Skill name: `tai-ch018-stratified-reporting`

Based on **Testing AI: Engineering Confidence in AI Systems** by **Jason Arbon**.

## Purpose

Overall averages can hide weak segments. Break results down by the categories that matter.

## Use This Workflow

- Identify the AI behavior or release decision being evaluated.
- Define realistic cases, slices, unacceptable outcomes, and evidence needed for confidence.
- Choose measurements that match the risk: rubric scores, samples, intervals, traces, human review, deterministic checks, or production monitors.
- Report uncertainty, severe failures, and decision impact instead of only a pass/fail result.

## Key Guidance

Stratified reporting breaks results into meaningful categories so weak spots do not hide inside
a good average. It shows where quality is strong and where risk clusters.
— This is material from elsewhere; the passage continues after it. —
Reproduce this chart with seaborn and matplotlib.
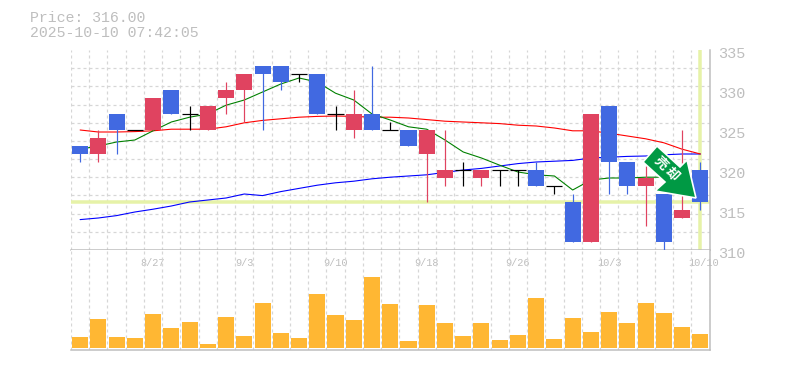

For example, an
assistant may average 8.4 overall but score 6.1 on Spanish billing questions or 5.8 on account
deletion cases.

## Apply The Approach

Create representative cases, score them with explicit criteria, review severe failures separately, report uncertainty, and connect the evidence to a concrete decision.

## Expert Notes

At expert level, define strata before the evaluation and ensure each important stratum has
enough samples to support a decision. Too many tiny categories create noisy numbers; too few
categories hide actionable risk.